Original number of features: 2
Reduced number of features: 1


### Discussion

PCA is able to reduce the dimensionality of our feature matrix (e.g., the number of features). Standard PCA uses linear projection to reduce the features. If the data is linearly separable (i.e., you can draw a straight line or hyperplane between different classes) then PCA works well. However,, if your data is not linearly separable (e.g., you can only seperate classes using a curved decision boundary), the linear transformation will not work as well. In our solution we used scikit-learn's 'make_circles' to generate a simulated dataset with a target vector of two classes and two features. 'make_circles' makes linearly inseparable data; specifically, one class is surrounded on all sides by the other class.

![Linearly inseparable data](images/)

If we used linearly PCA to reduce the dimensions of our data, the two classes would be linearly projected onto the first principal component such that they would become intertwined.

![Linear PCA reduction of dimensions](images/)

Ideally, we would want a transformation that would both reduce the dimensions and also make the data linearly separable. Kernel PCA can do both.

![Kernel PCA reduction of dimensions](images/)

Kernels allow us to project the linearly inseparable data into a higher dimension where it is linearly seperable; this is called the kernel trick. Don't worry if you don't understand the details of the kernel trick; just think of kernels as different ways of projecting the data. There are a number of kernels we can use in scikit-learn's 'kernelPCA', specified using the 'kernel' parameter. A common kernel to use is the Gaussian radial basis function kernel rbf, but other options are the polynomial kernel ('poly') and sigmoid kernel ('sigmoid'). We can even specify a linear projection ('linear'), which will produce the same results as standard PCA.

One downside of kernel PCA is that there are a number of parameters we need to specify. For example, in Recipe 9.1 we set 'n_components' to 0.99 to make PCA select the number of components to retain 99% of the variance. We don't have this option in kernel PCA. Instead we have to define the number of parameters (e.g., 'n_components=1'). Furthermore, kernels come with there own hyperparameters that we will have to set; for example, the radial basis function requires a 'gamma' value.

So how do we know which values to use? Through trial and error. Specifically we can train our machine learning model multiple times, each time with a different kernel or different value of the parameter. Once we find the combination of values that produces the highest quality predicted values, we are done.
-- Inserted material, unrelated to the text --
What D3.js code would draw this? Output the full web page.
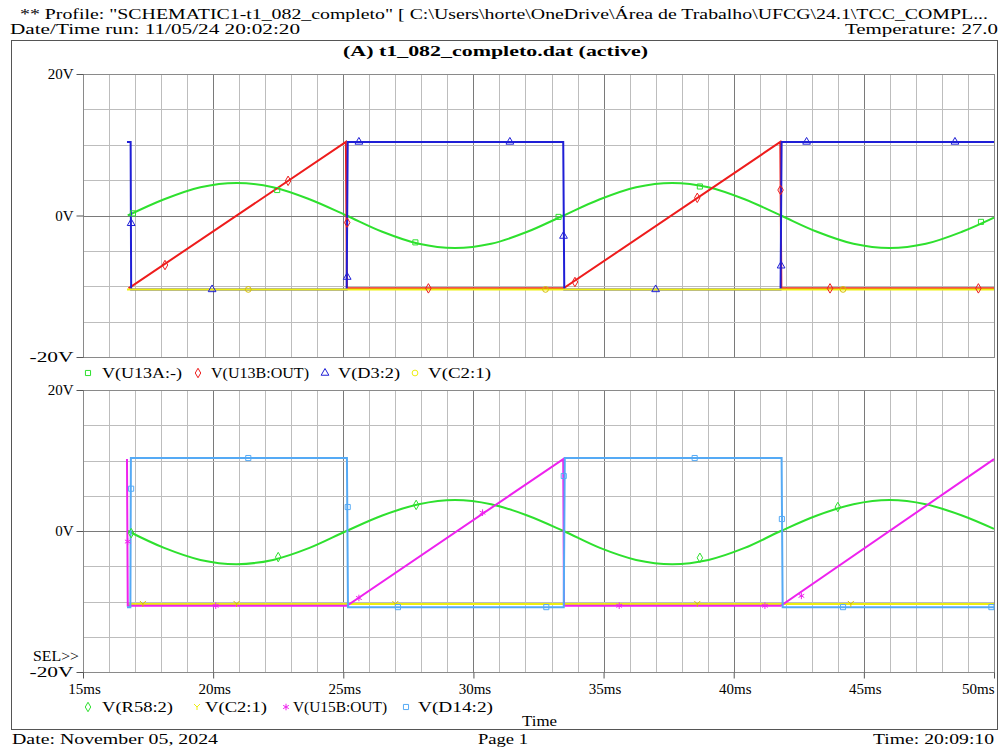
<!DOCTYPE html>
<html>
<head>
<meta charset="utf-8">
<script src="https://cdn.jsdelivr.net/npm/d3@7"></script>
<style>
  body { margin: 0; background: #fff; }
  text { font-family: "Liberation Serif", "DejaVu Serif", serif; fill: #000; }
</style>
</head>
<body>
<div id="chart"></div>
<script>
// probe plot values, time in ms / volts
const xTicks = [15, 20, 25, 30, 35, 40, 45, 50];
const yTicks = [20, 0, -20];

const tSine = [16.72, 18.12, 19.51, 20.90, 22.30, 23.70, 25.12, 26.50, 27.90, 29.29, 30.68, 32.07, 33.46,
               34.86, 36.25, 37.64, 39.03, 40.42, 41.81, 43.20, 44.60, 45.99, 47.38, 48.77, 50.0];
const vU13aMinus = [0.0, 2.3, 4.0, 4.6, 4.0, 2.3, 0.0, -2.3, -4.0, -4.6, -4.0, -2.3, 0.0,
                    2.3, 4.0, 4.6, 4.0, 2.3, 0.0, -2.3, -4.0, -4.6, -4.0, -2.3, -0.3];
const vR58 = [0.0, -2.4, -4.1, -4.7, -4.1, -2.4, 0.0, 2.2, 3.8, 4.4, 3.8, 2.2, 0.0,
              -2.4, -4.1, -4.7, -4.1, -2.4, 0.0, 2.2, 3.8, 4.4, 3.8, 2.2, 0.3];

const tU13b = [16.75, 25.10, 25.14, 33.46, 41.79, 41.83, 50.0];
const vU13b = [-10.3, 10.4, -10.3, -10.3, 10.4, -10.3, -10.3];

const tD3 = [16.69, 16.83, 16.85, 25.13, 25.17, 33.45, 33.49, 41.80, 41.84, 50.0];
const vD3 = [10.4, 10.4, -10.45, -10.45, 10.4, 10.4, -10.45, -10.45, 10.4, 10.4];

const tC2 = [16.69, 50.0];
const vC2top = [-10.45, -10.45];
const vC2bot = [-10.35, -10.35];

const tU15b = [16.69, 16.72, 25.14, 33.45, 33.48, 41.81, 50.0];
const vU15b = [10.2, -10.6, -10.6, 10.2, -10.6, -10.6, 10.2];

const tD14 = [16.69, 16.82, 16.84, 25.14, 25.18, 33.47, 33.51, 41.84, 41.88, 50.0];
const vD14 = [-10.8, -10.8, 10.35, 10.35, -10.8, -10.8, 10.35, 10.35, -10.8, -10.8];

// trace markers [ms, V]
const mkU13aMinus = [[16.92, 0.3], [22.46, 3.6], [27.77, -3.8], [33.27, -0.2], [38.7, 4.1], [49.5, -0.9]];
const mkU13b = [[18.15, -7.0], [22.88, 4.9], [25.15, -1.0], [28.27, -10.3], [33.9, -9.4], [38.6, 2.5],
                [41.8, 3.6], [43.7, -10.3], [49.4, -10.3]];
const mkD3 = [[16.85, -1.1], [19.96, -10.45], [25.15, -8.7], [25.6, 10.4], [31.4, 10.4], [33.46, -2.9],
              [37.0, -10.45], [41.82, -7.1], [42.8, 10.4], [48.5, 10.4]];
const mkC2top = [[21.35, -10.45], [32.77, -10.45], [44.2, -10.45]];
const mkR58 = [[16.85, -0.3], [22.5, -3.7], [27.8, 3.7], [38.7, -3.8], [44.0, 3.4]];
const mkC2bot = [[17.3, -10.35], [20.9, -10.35], [27.0, -10.35], [38.6, -10.35], [44.5, -10.35]];
const mkU15b = [[16.72, -1.5], [20.1, -10.6], [25.6, -9.5], [30.35, 2.6], [35.6, -10.6], [41.2, -10.6], [42.6, -9.2]];
const mkD14 = [[16.85, 6.0], [21.35, 10.35], [25.17, 3.4], [27.1, -10.8], [32.8, -10.8], [33.47, 7.8],
               [38.5, 10.35], [41.85, 1.7], [44.2, -10.8], [49.9, -10.8]];

const topNames = ["V(U13A:-)", "V(U13B:OUT)", "V(D3:2)", "V(C2:1)"];
const botNames = ["V(R58:2)", "V(C2:1)", "V(U15B:OUT)", "V(D14:2)"];

const width = 1003, height = 749;
const colors = {green: "#2ee02e", red: "#ee1c1c", blue: "#1f1fd6", yellow: "#eeee10",
                magenta: "#ee22ee", lblue: "#55aaf5"};

const svg = d3.select("#chart").append("svg")
    .attr("width", width)
    .attr("height", height);

svg.append("rect").attr("width", width).attr("height", height).attr("fill", "#fff");

const xRange = d3.scaleLinear().domain([15, 50]).range([83, 994]);
const yTop = d3.scaleLinear().domain([-20, 20]).range([357, 74]);
const yBot = d3.scaleLinear().domain([-20, 20]).range([672, 390]);

function label(str, x, y, len, anchor, weight) {
  const t = svg.append("text")
      .attr("x", x)
      .attr("y", y)
      .attr("font-size", 15)
      .attr("text-anchor", anchor || "start")
      .attr("font-weight", weight || "normal")
      .text(str);
  if (len) t.attr("textLength", len).attr("lengthAdjust", "spacingAndGlyphs");
  return t;
}

// header / footer
label("** Profile: \"SCHEMATIC1-t1_082_completo\"  [ C:\\Users\\horte\\OneDrive\\Área de Trabalho\\UFCG\\24.1\\TCC_COMPL...",
      20, 19, 968);
label("Date/Time run: 11/05/24 20:02:20", 10, 34, 290);
label("Temperature: 27.0", 845, 34, 153);
svg.append("rect")
    .attr("x", 11.5).attr("y", 40.5)
    .attr("width", 986).attr("height", 689)
    .attr("fill", "none").attr("stroke", "#555").attr("stroke-width", 1);
label("(A) t1_082_completo.dat (active)", 343, 56, 305, "start", "bold");
label("Date: November 05, 2024", 12, 744, 206);
label("Page 1", 478, 744, 50);
label("Time: 20:09:10", 873, 744, 121);
label("Time", 522, 726, 35);
label("SEL>>", 33, 661, 46);

function drawPanel(y) {
  const g = svg.append("g");
  // grid, 1 ms / 5 V
  g.selectAll(".vmin")
    .data(d3.range(16, 50))
    .enter().append("line")
      .attr("x1", function(d) { return Math.round(xRange(d)) + 0.5; })
      .attr("x2", function(d) { return Math.round(xRange(d)) + 0.5; })
      .attr("y1", y(20)).attr("y2", y(-20))
      .attr("stroke", function(d) { return d % 5 === 0 ? "#7a7a7a" : "#bdbdbd"; });
  g.selectAll(".hmin")
    .data([15, 10, 5, 0, -5, -10, -15])
    .enter().append("line")
      .attr("x1", xRange(15)).attr("x2", xRange(50))
      .attr("y1", function(d) { return Math.round(y(d)) + 0.5; })
      .attr("y2", function(d) { return Math.round(y(d)) + 0.5; })
      .attr("stroke", function(d) { return d === 0 ? "#7a7a7a" : "#bdbdbd"; });
  // frame
  g.append("rect")
    .attr("x", Math.round(xRange(15)) + 0.5).attr("y", Math.round(y(20)) + 0.5)
    .attr("width", Math.round(xRange(50)) - Math.round(xRange(15)))
    .attr("height", Math.round(y(-20)) - Math.round(y(20)))
    .attr("fill", "none").attr("stroke", "#8a8a8a");
  // y axis
  const ax = g.append("g")
    .attr("transform", "translate(" + (Math.round(xRange(15)) + 0.5) + ",0)")
    .call(d3.axisLeft(y).tickValues(yTicks).tickSize(7).tickPadding(3)
      .tickFormat(function(d) { return d + "V"; }));
  ax.select(".domain").remove();
  ax.selectAll("line").attr("stroke", "#555");
  ax.selectAll("text")
    .attr("font-size", 15)
    .attr("font-family", "Liberation Serif")
    .attr("fill", "#000")
    .attr("dy", "0.32em");
  ax.selectAll("text").filter(function(d) { return d < 0; })
    .attr("textLength", 44)
    .attr("lengthAdjust", "spacingAndGlyphs");
  return g;
}

function trace(g, y, ts, vs, color) {
  const line = d3.line()
    .x(function(d) { return xRange(d[0]); })
    .y(function(d) { return y(d[1]); });
  g.append("path")
    .datum(d3.zip(ts, vs))
    .attr("fill", "none")
    .attr("stroke", color)
    .attr("stroke-width", 2)
    .attr("d", line);
}

function smoothTrace(g, y, ts, vs, color) {
  const line = d3.line()
    .curve(d3.curveCatmullRom)
    .x(function(d) { return xRange(d[0]); })
    .y(function(d) { return y(d[1]); });
  g.append("path")
    .datum(d3.zip(ts, vs))
    .attr("fill", "none")
    .attr("stroke", color)
    .attr("stroke-width", 2)
    .attr("d", line);
}

const yShape = "M-3,-3L0,0L3,-3M0,0L0,3";
function symbolPath(kind) {
  if (kind === "Y") return yShape;
  const types = {square: d3.symbolSquare, diamond: d3.symbolDiamond, triangle: d3.symbolTriangle,
                 circle: d3.symbolCircle, star: d3.symbolAsterisk || d3.symbolTimes};
  return d3.symbol().type(types[kind]).size(kind === "star" ? 30 : 26)();
}

function markers(g, y, pts, kind, color) {
  g.selectAll(null)
    .data(pts)
    .enter().append("path")
      .attr("transform", function(d) { return "translate(" + xRange(d[0]) + "," + y(d[1]) + ")"; })
      .attr("d", symbolPath(kind))
      .attr("fill", "none")
      .attr("stroke", color)
      .attr("stroke-width", 1);
}

function legend(names, kinds, cols, mx, tx, lens, yPos) {
  names.forEach(function(n, i) {
    svg.append("path")
      .attr("transform", "translate(" + mx[i] + "," + (yPos - 5) + ")")
      .attr("d", symbolPath(kinds[i]))
      .attr("fill", "none")
      .attr("stroke", cols[i]);
    label(n, tx[i], yPos, lens[i]);
  });
}

// top panel
const gTop = drawPanel(yTop);
smoothTrace(gTop, yTop, tSine, vU13aMinus, colors.green);
trace(gTop, yTop, tU13b, vU13b, colors.red);
trace(gTop, yTop, tD3, vD3, colors.blue);
trace(gTop, yTop, tC2, vC2top, colors.yellow);
markers(gTop, yTop, mkU13aMinus, "square", colors.green);
markers(gTop, yTop, mkU13b, "diamond", colors.red);
markers(gTop, yTop, mkD3, "triangle", colors.blue);
markers(gTop, yTop, mkC2top, "circle", "#d8c000");

legend(topNames, ["square", "diamond", "triangle", "circle"],
       [colors.green, colors.red, colors.blue, colors.yellow],
       [88, 198, 325, 415], [102, 211, 338, 428], [80, 98, 62, 63], 378);

// bottom panel
const gBot = drawPanel(yBot);
smoothTrace(gBot, yBot, tSine, vR58, colors.green);
trace(gBot, yBot, tC2, vC2bot, colors.yellow);
trace(gBot, yBot, tU15b, vU15b, colors.magenta);
trace(gBot, yBot, tD14, vD14, colors.lblue);
markers(gBot, yBot, mkR58, "diamond", colors.green);
markers(gBot, yBot, mkC2bot, "Y", "#d8c000");
markers(gBot, yBot, mkU15b, "star", colors.magenta);
markers(gBot, yBot, mkD14, "square", colors.lblue);

legend(botNames, ["diamond", "Y", "star", "square"],
       [colors.green, colors.yellow, colors.magenta, colors.lblue],
       [88, 197, 286, 406], [102, 205, 293, 418], [71, 62, 94, 75], 712);

// x axis
const xa = svg.append("g")
  .attr("transform", "translate(0," + (Math.round(yBot(-20)) + 0.5) + ")")
  .call(d3.axisBottom(xRange).tickValues(xTicks).tickSize(6).tickPadding(5)
    .tickFormat(function(d) { return d + "ms"; }));
xa.select(".domain").remove();
xa.selectAll("line").attr("stroke", "#555");
xa.selectAll("text")
  .attr("font-size", 15)
  .attr("font-family", "Liberation Serif")
  .attr("fill", "#000")
  .attr("text-anchor", function(d) { return d === 50 ? "end" : "middle"; })
  .attr("dx", function(d) { return d === 50 ? 0 : 1; });
</script>
</body>
</html>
We will learn about this strategy in depth in Chapter 12.

### See Also:
   * scikit-learn documentation on Kernel PCA (http://bit.ly/2HRkxC3)
   * Kernel tricks and nonlinear dimensionality reduction via RBF kernel PCA (http://bit.ly/SHReP3f)

***

## 9.3 Reducing Features by Maximizing Class Seperability

### Problem

You want to reduce the features to be used by a classifier.

### Solution

Try linear discriminant analysis (LDA) to project the features onto component axes that maximize the separation of classes:

In [11]:
# Load libraries
from sklearn import datasets
from sklearn.discriminant_analysis import LinearDiscriminantAnalysis as LDA

In [12]:
# Load Iris flower datasets
iris = datasets.load_iris()
features = iris.data
target = iris.target

In [13]:
# Create and run an LDA, then use it to transform the feature
lda = LDA(n_components = 1)
features_lda = lda.fit(features, target).transform(features)

In [14]:
print("Original number of features:", features.shape[1])
print("Reduced number of features:", features_lda.shape[1])

Original number of features: 4
Reduced number of features: 1


We can use 'explained_variance_ratio_' to view the amount of variance explained by each component. In our solution the single component explained over 99% of the variance:

In [15]:
lda.explained_variance_ratio_

array([0.9912126])

### Discussion

LDA is a classification that is also a popular technique for dimensionality reduction. LDA works similarly to principal component analysis (PCA) in that it projects our feature space onto a lower-dimensional space. However, in PCA we were only interested in the component axes that maximize the variance in the data, while in LDA we have the additional goal of maximizing the differences between classes. In this pictured example, we have data comprising two target classes and two features. If we project the data onto the y-axis, the two classes are not easily separable (i.e., they overlap), while if we project the data onto the x-axis, we are left with a feature vector (i.e., we reduced our dimensionality by one) that still preserves class separability. In the real world, of course, the relationship between classes will be more complex and the dimensionality will be higher, but the concept remains the same.

![Two target classes and two features](images/)

In scikit-learn, LDAis implemented using 'LinearDiscriminantAnalysis', which includes a parameter, 'n_components', indicating the number of features we want returned. To figure out what argument value to use with 'n_components' (e.g., how many parameters to keep), we can take advantage of the fact that 'explained_variance_ratio_' tells us the variance explained by each outputted feature and is a sorted array. For example:

In [17]:
lda.explained_variance_ratio_

array([0.9912126])